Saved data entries
╔══

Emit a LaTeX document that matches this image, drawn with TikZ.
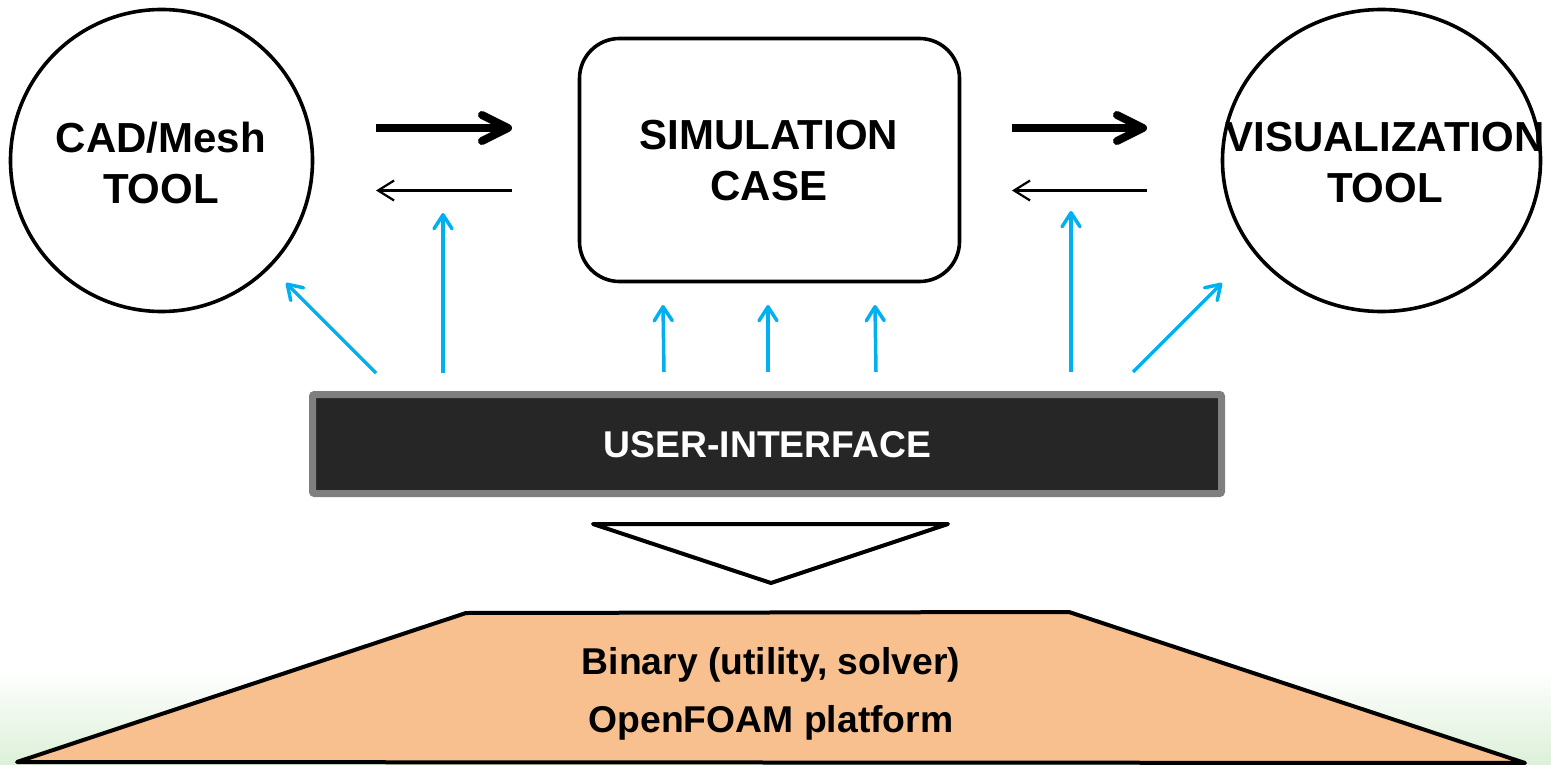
\documentclass[tikz,border=0pt]{standalone}
\usepackage{fontspec}
\setmainfont{Liberation Sans}
\usetikzlibrary{arrows.meta,shapes.geometric}
\definecolor{uiblue}{RGB}{0,176,240}
\definecolor{barfill}{RGB}{38,38,38}
\definecolor{barrim}{RGB}{127,127,127}
\definecolor{basefill}{RGB}{248,192,143}
\definecolor{groundgreen}{RGB}{220,240,216}
\tikzset{
  toolshape/.style={draw, line width=3.6pt, inner sep=0pt, outer sep=0pt},
  bigtext/.style={font=\fontsize{42}{51}\selectfont\bfseries, align=center},
  labeltext/.style={font=\fontsize{37.3}{44}\selectfont\bfseries, anchor=base},
  flowfwd/.style={line width=8pt, -{Straight Barb[length=26pt,width=26pt,round]}},
  flowback/.style={line width=2.2pt, -{Straight Barb[length=16pt,width=20pt]}},
  control/.style={uiblue, line width=3.5pt, -{Straight Barb[length=14pt,width=18pt,round]}},
  outline/.style={draw, line width=4pt, line join=round},
}
\begin{document}
\begin{tikzpicture}[x=1pt,y=-1pt]
\useasboundingbox (0,0) rectangle (1551,765);
% soft green ground at the foot of the page
\shade[top color=white, bottom color=groundgreen] (0,670) rectangle (1551,765);

% the three tools / case
\node[toolshape, circle, minimum size=302pt] (cad) at (161.5,160.5) {};
\node[bigtext] (cadtext) at (161,162.5) {CAD/Mesh\\TOOL};
\node[toolshape, rectangle, rounded corners=40pt, minimum width=380pt, minimum height=243pt] (case) at (769.5,160) {};
\node[bigtext] (casetext) at (769,160.5) {SIMULATION\\CASE};
\node[toolshape, ellipse, minimum width=318pt, minimum height=302pt] (vis) at (1381.5,160.5) {};
\node[bigtext] (vistext) at (1385,162.5) {VISUALIZATION\\TOOL};

% data flow between tools
\coordinate (f1s) at (376,128);   \coordinate (f1e) at (512,128);
\coordinate (f2s) at (1012,128);  \coordinate (f2e) at (1147,128);
\coordinate (b1s) at (512,190.5); \coordinate (b1e) at (376,190.5);
\coordinate (b2s) at (1147,190.5);\coordinate (b2e) at (1012,190.5);
\draw[flowfwd] (f1s) -- (f1e);
\draw[flowfwd] (f2s) -- (f2e);
\draw[flowback] (b1s) -- (b1e);
\draw[flowback] (b2s) -- (b2e);

% user interface bar
\node[draw=barrim, fill=barfill, line width=7pt, rounded corners=2pt, inner sep=0pt, outer sep=0pt,
      minimum width=909pt, minimum height=99pt] (ui) at (767,444) {};
\node[labeltext, text=white] (uitext) at (767.5,457) {USER-INTERFACE};

% controls from the interface
\coordinate (c1s) at (376,373);  \coordinate (c1e) at (286,283);
\coordinate (c2s) at (443,373);  \coordinate (c2e) at (443,213);
\coordinate (c3s) at (664,372);  \coordinate (c3e) at (663,305);
\coordinate (c4s) at (768,372);  \coordinate (c4e) at (768,305);
\coordinate (c5s) at (876,372);  \coordinate (c5e) at (875,305);
\coordinate (c6s) at (1071,372); \coordinate (c6e) at (1071,211);
\coordinate (c7s) at (1133,372); \coordinate (c7e) at (1222,283);
\foreach \i in {1,...,7} { \draw[control] (c\i s) -- (c\i e); }

% hollow arrow down to the platform
\coordinate (tl) at (593,524); \coordinate (tr) at (948,524); \coordinate (tp) at (771,583);
\draw[outline, fill=white] (tl) -- (tr) -- (tp) -- cycle;

% platform base
\coordinate (pbl) at (17,762);  \coordinate (ptl) at (466,613);
\coordinate (ptr) at (1069,612);\coordinate (pbr) at (1525,763);
\draw[outline, fill=basefill] (pbl) -- (ptl) -- (ptr) -- (pbr) -- cycle;
\node[labeltext] (bintext) at (771,674) {Binary (utility, solver)};
\node[labeltext] (foamtext) at (771,732) {OpenFOAM platform};
\end{tikzpicture}
\end{document}
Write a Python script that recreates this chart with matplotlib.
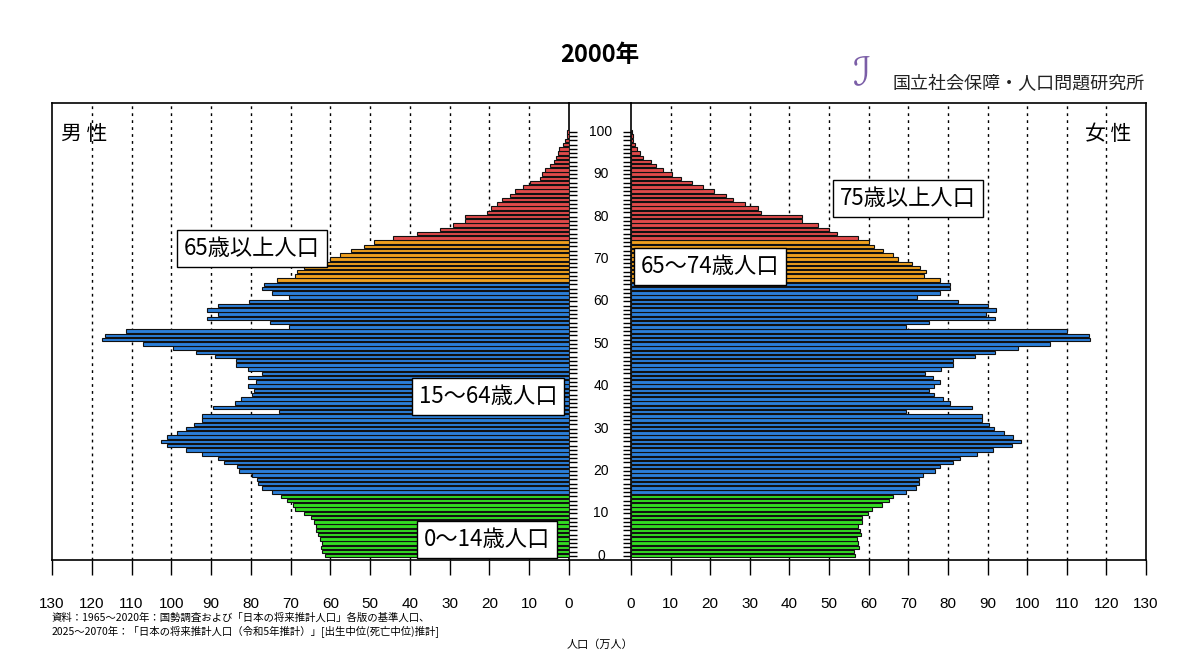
import numpy as np
import matplotlib.pyplot as plt
from matplotlib.lines import Line2D

plt.rcParams['font.family'] = ['Noto Sans CJK JP', 'DejaVu Sans']

ages = list(range(101))

# 万人, ages 0..100
male = [61.3, 62, 62.4, 62, 62.6, 63, 63.5, 63.7, 64, 65,
        66.6, 69, 69.5, 71, 72.3, 74.8, 77.3, 78.1, 78.5, 79.7,
        83, 83.4, 86.7, 88.3, 92.3, 96.3, 101, 102.6, 101, 98.5,
        96.3, 94.3, 92.3, 92.3, 72.9, 89.6, 84, 82.4, 79.7, 79.2,
        80.7, 78.8, 80.7, 77.2, 80.8, 83.8, 83.8, 89, 93.8, 99.7,
        107, 117.4, 116.6, 111.3, 70.5, 75.2, 90.9, 88.2, 90.9, 88.2,
        80.5, 70.5, 74.8, 77.2, 76.8, 73.3, 68.8, 68.4, 66.6, 63.7,
        60.2, 57.5, 54.8, 51.6, 49, 44.3, 38.1, 32.4, 29.1, 26.2,
        26.2, 20.5, 19.7, 18.2, 16.9, 14.9, 13.5, 11.5, 9.8, 7.3,
        6.8, 6, 4.8, 3.8, 3.3, 2.8, 2.6, 1.5, 1.0, 0.6, 0.5]
female = [56.5, 56.2, 57.5, 57.3, 57, 58, 57.8, 57.2, 58.3, 58.3,
          59.8, 60.9, 63.4, 65.2, 66.2, 69.4, 72, 72.6, 72.8, 73.6,
          76.7, 78, 81.2, 83.1, 87.3, 91.3, 96.2, 98.4, 96.4, 94.2,
          91.7, 90.3, 88.6, 88.5, 69.4, 86, 80.4, 78.7, 76.4, 75.3,
          76.4, 77.9, 76.2, 74.2, 78.2, 81.2, 81.4, 86.9, 92, 97.7,
          105.8, 115.9, 115.6, 110, 69.3, 75.3, 92, 89.5, 92.2, 90,
          82.6, 72.3, 77.9, 80.6, 80.6, 77.9, 74, 74.5, 73, 71,
          67.3, 66.1, 63.7, 61.4, 60.2, 57.2, 52.1, 50, 47.1, 43.2,
          43.2, 32.9, 32.1, 28.9, 25.8, 24, 20.9, 18.3, 15.4, 12.5,
          10.4, 8, 6.2, 5, 3.1, 2.3, 1.4, 0.9, 0.6, 0.4, 0.3]

def group_color(a):
    if a < 15:
        return '#33dd22'
    if a < 65:
        return '#2b7fd9'
    if a < 75:
        return '#f0a01e'
    return '#e04a4a'

colors = [group_color(a) for a in ages]

W, H = 1200, 667
fig = plt.figure(figsize=(12, 6.67), dpi=100)
top, bot = 103, 560
axh = (bot - top) / H
axL = fig.add_axes([52 / W, (H - bot) / H, 517 / W, axh])
axR = fig.add_axes([631 / W, (H - bot) / H, 515 / W, axh])

num_font = ['Liberation Sans', 'DejaVu Sans']
ylim = (-1.0, 106.8)
for ax, vals in ((axL, male), (axR, female)):
    ax.barh(ages, vals, height=0.82, color=colors, edgecolor='#111111', linewidth=0.8, zorder=3)
    ax.set_ylim(*ylim)
    ax.set_xlim(0, 130)
    ax.set_xticks(range(0, 131, 10))
    ax.set_xticklabels([str(v) for v in range(0, 131, 10)], fontsize=11, family=num_font)
    ax.tick_params(axis='x', direction='out', length=11, width=1, pad=16)
    for v in range(10, 130, 10):
        ax.axvline(v, color='black', ls=(0, (2, 3)), lw=1, zorder=1)
    ax.set_yticks(range(0, 101))
    ax.set_yticklabels([])
    for s in ax.spines.values():
        s.set_linewidth(1.2)
axL.invert_xaxis()
axL.yaxis.tick_right()
axL.tick_params(axis='y', direction='out', length=6, width=1)
axR.yaxis.tick_left()
axR.tick_params(axis='y', direction='out', length=6, width=1)

# top and bottom lines across the centre gap
for y in (top, bot):
    fig.add_artist(Line2D([569 / W, 631 / W], [1 - y / H, 1 - y / H], color='black', lw=1.2))

# age labels in the centre
for a in range(0, 101, 10):
    axR.text(-7.6, a, str(a), ha='center', va='center', fontsize=10,
             family=num_font, clip_on=False)

box = dict(facecolor='white', edgecolor='black', lw=1, pad=5)
lab = dict(fontsize=16, ha='center', va='center', bbox=box, zorder=5)
axL.text(79.7, 72.5, '65歳以上人口', **lab)
axL.text(20.4, 37.5, '15～64歳人口', **lab)
axL.text(20.6, 3.8, '0～14歳人口', **lab)
axR.text(70, 84.2, '75歳以上人口', **lab)
axR.text(20, 68.2, '65～74歳人口', **lab)

axL.text(122, 99.5, '男 性', fontsize=15, ha='center', va='center')
axR.text(120.5, 99.5, '女 性', fontsize=15, ha='center', va='center')

fig.text(0.5, 1 - 55 / H, '2000年', fontsize=17, fontweight='bold', ha='center', va='center')
fig.text(862 / W, 1 - 73 / H, 'ℐ', fontsize=28, color='#7b5ea7', ha='center', va='center',
         family=['DejaVu Sans'])
fig.text(1019 / W, 1 - 84 / H, '国立社会保障・人口問題研究所', fontsize=13, ha='center', va='center',
         color='#222222')
fig.text(52 / W, 1 - 618 / H, '資料：1965～2020年：国勢調査および「日本の将来推計人口」各版の基準人口、',
         fontsize=7.5, ha='left', va='center')
fig.text(52 / W, 1 - 632 / H, '2025～2070年：「日本の将来推計人口（令和5年推計）」[出生中位(死亡中位)推計]',
         fontsize=7.5, ha='left', va='center')
fig.text(0.5, 1 - 645 / H, '人口（万人）', fontsize=8, ha='center', va='center')

fig.savefig('out.png', dpi=100)
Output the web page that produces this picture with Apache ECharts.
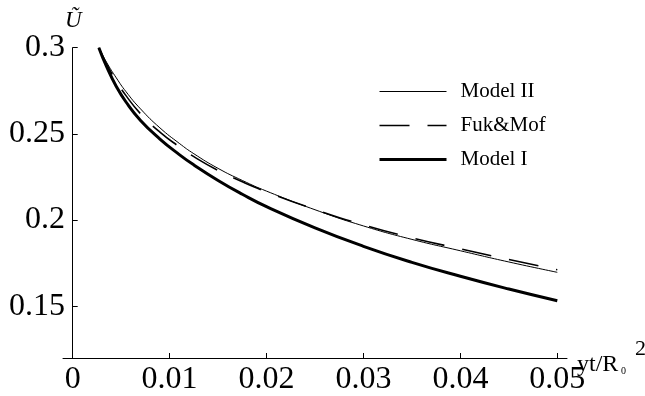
<!DOCTYPE html>
<html>
<head>
<meta charset="utf-8">
<script src="https://cdn.jsdelivr.net/npm/echarts@6/dist/echarts.min.js"></script>
<style>html,body{margin:0;padding:0;background:#fff}#c{width:645px;height:396px}</style>
</head>
<body>
<div id="c"></div>
<script>
var xValues = [0.0027, 0.0035, 0.0045, 0.0055, 0.007, 0.009, 0.011, 0.0125, 0.015, 0.0175, 0.02, 0.025, 0.03, 0.035, 0.04, 0.045, 0.05];
var modelII = [0.300, 0.2915, 0.2825, 0.2745, 0.2645, 0.2535, 0.2445, 0.2385, 0.2300, 0.2230, 0.2168, 0.2060, 0.1966, 0.1888, 0.1822, 0.1757, 0.1697];
var fukMof  = [0.300, 0.2905, 0.2808, 0.2722, 0.2617, 0.2510, 0.2425, 0.2368, 0.2288, 0.2222, 0.2164, 0.2062, 0.1972, 0.1897, 0.1833, 0.1771, 0.1712];
var modelI  = [0.300, 0.2890, 0.2775, 0.2685, 0.2578, 0.2470, 0.2380, 0.2320, 0.2230, 0.2150, 0.2078, 0.1955, 0.1848, 0.1755, 0.1674, 0.1600, 0.1532];
var seriesNames = ['Model II', 'Fuk&Mof', 'Model I'];
var xTicks = [0, 0.01, 0.02, 0.03, 0.04, 0.05];
var xTickLabels = ['0', '0.01', '0.02', '0.03', '0.04', '0.05'];
var yTicks = [0.15, 0.2, 0.25, 0.3];
var yTickLabels = ['0.15', '0.2', '0.25', '0.3'];

function pairs(ys) { return xValues.map(function (x, i) { return [x, ys[i]]; }); }
function labelFor(ticks, labels) {
  return function (v) {
    for (var i = 0; i < ticks.length; i++) if (Math.abs(ticks[i] - v) < 1e-9) return labels[i];
    return '';
  };
}
var serif = 'Liberation Serif';
var lineStyles = [
  { color: '#000', width: 1, type: 'solid' },
  { color: '#000', width: 1.6, type: [30, 18] },
  { color: '#000', width: 3, type: 'solid' }
];
var chart = echarts.init(document.getElementById('c'), null, { renderer: 'canvas' });
chart.setOption({
  animation: false,
  backgroundColor: '#fff',
  grid: { left: 63, right: 78, top: 47.7, bottom: 37, containLabel: false },
  xAxis: {
    type: 'value', min: -0.001, max: 0.051,
    splitLine: { show: false },
    axisLine: { lineStyle: { color: '#000', width: 1 } },
    axisTick: { inside: true, length: 5, customValues: xTicks, lineStyle: { color: '#000' } },
    axisLabel: { customValues: xTicks, formatter: labelFor(xTicks, xTickLabels), color: '#000', fontFamily: serif, fontSize: 32, margin: 6 }
  },
  yAxis: {
    type: 'value', min: 0.12, max: 0.3,
    splitLine: { show: false },
    axisLine: { onZero: true, lineStyle: { color: '#000', width: 1 } },
    axisTick: { inside: true, length: 5, customValues: yTicks, lineStyle: { color: '#000' } },
    axisLabel: { customValues: yTicks, formatter: labelFor(yTicks, yTickLabels), color: '#000', fontFamily: serif, fontSize: 32, margin: -2 }
  },
  legend: {
    orient: 'vertical', left: 373, top: 76,
    itemWidth: 67, itemHeight: 21, itemGap: 13,
    data: seriesNames.map(function (n, i) { return { name: n, lineStyle: lineStyles[i] }; }),
    itemStyle: { opacity: 0 },
    textStyle: { fontFamily: serif, fontSize: 21, color: '#000', padding: [0, 0, 0, 9] }
  },
  graphic: [
    { type: 'text', left: 65, top: 9, style: { text: 'Ũ', font: 'italic 23px "Liberation Serif"', fill: '#000' } },
    { type: 'text', left: 577, top: 353, style: { text: 'yt/R', font: '24px "Liberation Serif"', fill: '#000' } },
    { type: 'text', left: 621, top: 366, style: { text: '0', font: '10px "Liberation Serif"', fill: '#000' } },
    { type: 'text', left: 635, top: 338, style: { text: '2', font: '22px "Liberation Serif"', fill: '#000' } }
  ],
  series: [
    { name: seriesNames[0], type: 'line', data: pairs(modelII), symbol: 'none', smooth: true,
      lineStyle: lineStyles[0], itemStyle: { color: '#000' } },
    { name: seriesNames[1], type: 'line', data: pairs(fukMof), symbol: 'none', smooth: true,
      lineStyle: lineStyles[1], itemStyle: { color: '#000' } },
    { name: seriesNames[2], type: 'line', data: pairs(modelI), symbol: 'none', smooth: true,
      lineStyle: lineStyles[2], itemStyle: { color: '#000' } }
  ]
});
</script>
</body>
</html>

╚══

SET EXERCISE:
Omit the pictures, then repeat exactly each line from the beginning of the listing through the line with "(0,670) rectangle (1551,765);".

RESPONSE TO THE EXERCISE:
Emit a LaTeX document that matches this image, drawn with TikZ.
\documentclass[tikz,border=0pt]{standalone}
\usepackage{fontspec}
\setmainfont{Liberation Sans}
\usetikzlibrary{arrows.meta,shapes.geometric}
\definecolor{uiblue}{RGB}{0,176,240}
\definecolor{barfill}{RGB}{38,38,38}
\definecolor{barrim}{RGB}{127,127,127}
\definecolor{basefill}{RGB}{248,192,143}
\definecolor{groundgreen}{RGB}{220,240,216}
\tikzset{
  toolshape/.style={draw, line width=3.6pt, inner sep=0pt, outer sep=0pt},
  bigtext/.style={font=\fontsize{42}{51}\selectfont\bfseries, align=center},
  labeltext/.style={font=\fontsize{37.3}{44}\selectfont\bfseries, anchor=base},
  flowfwd/.style={line width=8pt, -{Straight Barb[length=26pt,width=26pt,round]}},
  flowback/.style={line width=2.2pt, -{Straight Barb[length=16pt,width=20pt]}},
  control/.style={uiblue, line width=3.5pt, -{Straight Barb[length=14pt,width=18pt,round]}},
  outline/.style={draw, line width=4pt, line join=round},
}
\begin{document}
\begin{tikzpicture}[x=1pt,y=-1pt]
\useasboundingbox (0,0) rectangle (1551,765);
% soft green ground at the foot of the page
\shade[top color=white, bottom color=groundgreen] (0,670) rectangle (1551,765);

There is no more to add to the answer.